PROBLEM REQUIREMENTS :: Exactly as written, write out the lines below from the first to the one containing "sep=0pt, anchor=base west]", inclusive. Pictures do not belong in the copy.

DATA IN THIS EXERCISE ::

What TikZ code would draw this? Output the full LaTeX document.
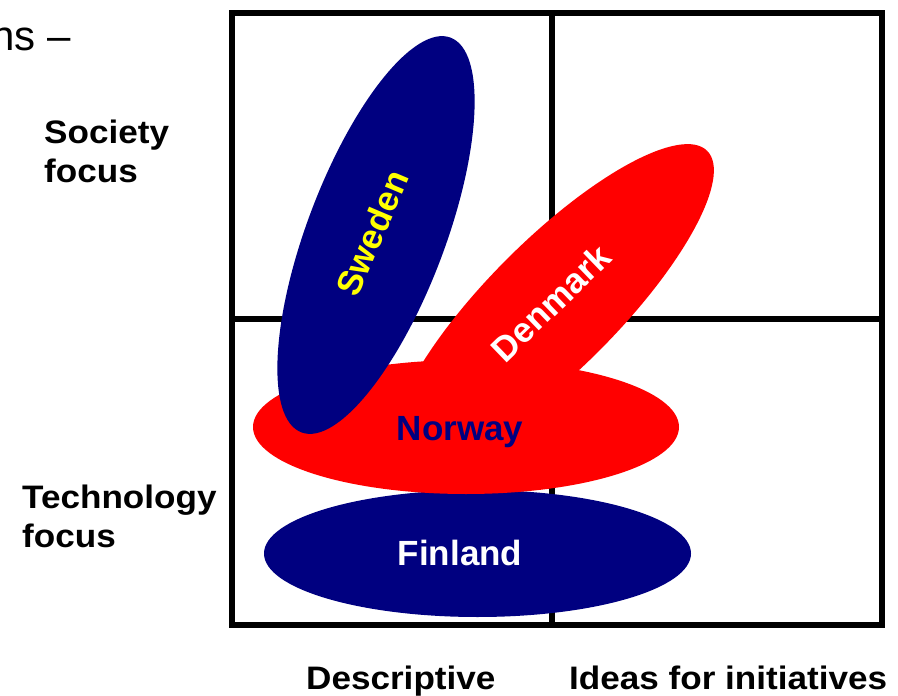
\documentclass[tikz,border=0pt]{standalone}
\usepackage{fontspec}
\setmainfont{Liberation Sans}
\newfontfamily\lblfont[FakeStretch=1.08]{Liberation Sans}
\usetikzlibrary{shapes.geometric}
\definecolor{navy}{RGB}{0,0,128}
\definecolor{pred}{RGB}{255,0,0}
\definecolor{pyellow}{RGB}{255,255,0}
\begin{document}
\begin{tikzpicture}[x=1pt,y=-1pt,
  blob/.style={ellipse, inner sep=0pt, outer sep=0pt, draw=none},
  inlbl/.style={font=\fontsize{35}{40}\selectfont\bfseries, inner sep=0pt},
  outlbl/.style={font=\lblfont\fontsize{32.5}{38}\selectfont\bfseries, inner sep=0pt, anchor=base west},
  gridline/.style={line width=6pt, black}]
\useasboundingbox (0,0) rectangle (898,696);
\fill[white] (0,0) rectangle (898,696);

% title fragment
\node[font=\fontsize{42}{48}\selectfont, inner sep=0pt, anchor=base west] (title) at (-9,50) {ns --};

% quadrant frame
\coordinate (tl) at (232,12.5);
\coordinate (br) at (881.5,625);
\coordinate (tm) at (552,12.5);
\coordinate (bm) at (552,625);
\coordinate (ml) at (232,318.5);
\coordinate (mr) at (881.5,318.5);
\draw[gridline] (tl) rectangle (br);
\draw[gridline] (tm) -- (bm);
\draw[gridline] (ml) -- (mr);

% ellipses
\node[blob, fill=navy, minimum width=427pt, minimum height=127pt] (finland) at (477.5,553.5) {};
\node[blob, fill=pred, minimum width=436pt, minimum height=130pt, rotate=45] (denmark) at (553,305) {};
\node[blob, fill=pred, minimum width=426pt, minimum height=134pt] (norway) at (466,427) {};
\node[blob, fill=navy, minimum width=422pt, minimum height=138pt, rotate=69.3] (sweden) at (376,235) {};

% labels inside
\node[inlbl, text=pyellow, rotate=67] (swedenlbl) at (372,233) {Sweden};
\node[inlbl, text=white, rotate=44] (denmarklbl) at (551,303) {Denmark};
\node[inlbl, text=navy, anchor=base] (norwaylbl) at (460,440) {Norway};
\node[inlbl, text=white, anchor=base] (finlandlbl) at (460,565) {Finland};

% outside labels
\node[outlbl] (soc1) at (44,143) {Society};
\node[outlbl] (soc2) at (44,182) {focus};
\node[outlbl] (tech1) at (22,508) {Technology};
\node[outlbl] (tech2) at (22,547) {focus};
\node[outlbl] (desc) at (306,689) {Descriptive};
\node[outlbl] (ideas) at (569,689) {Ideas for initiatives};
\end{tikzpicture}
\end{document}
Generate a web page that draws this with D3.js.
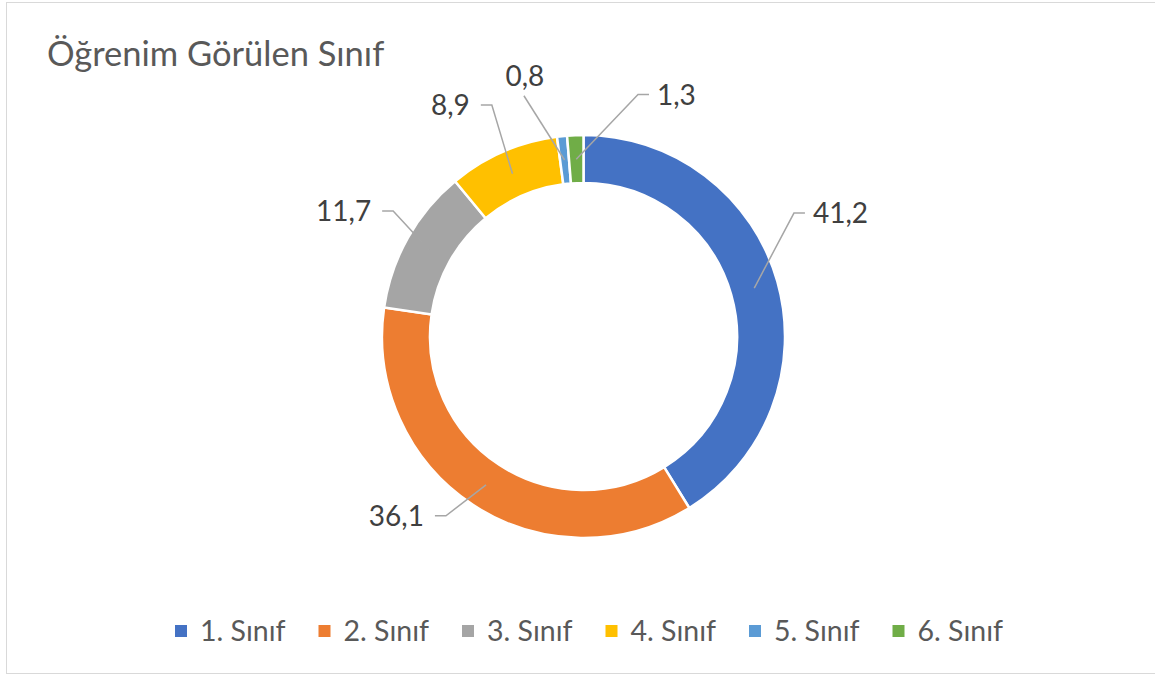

EXPECTED ANSWER ::
What TikZ code would draw this? Output the full LaTeX document.
\documentclass[tikz,border=0pt]{standalone}
\usepackage{fontspec}
\setmainfont{Liberation Sans}
\newfontfamily\lblfont[FakeStretch=1.08]{Liberation Sans}
\usetikzlibrary{shapes.geometric}
\definecolor{navy}{RGB}{0,0,128}
\definecolor{pred}{RGB}{255,0,0}
\definecolor{pyellow}{RGB}{255,255,0}
\begin{document}
\begin{tikzpicture}[x=1pt,y=-1pt,
  blob/.style={ellipse, inner sep=0pt, outer sep=0pt, draw=none},
  inlbl/.style={font=\fontsize{35}{40}\selectfont\bfseries, inner sep=0pt},
  outlbl/.style={font=\lblfont\fontsize{32.5}{38}\selectfont\bfseries, inner sep=0pt, anchor=base west},
  gridline/.style={line width=6pt, black}]
\useasboundingbox (0,0) rectangle (898,696);
\fill[white] (0,0) rectangle (898,696);

% title fragment
\node[font=\fontsize{42}{48}\selectfont, inner sep=0pt, anchor=base west] (title) at (-9,50) {ns --};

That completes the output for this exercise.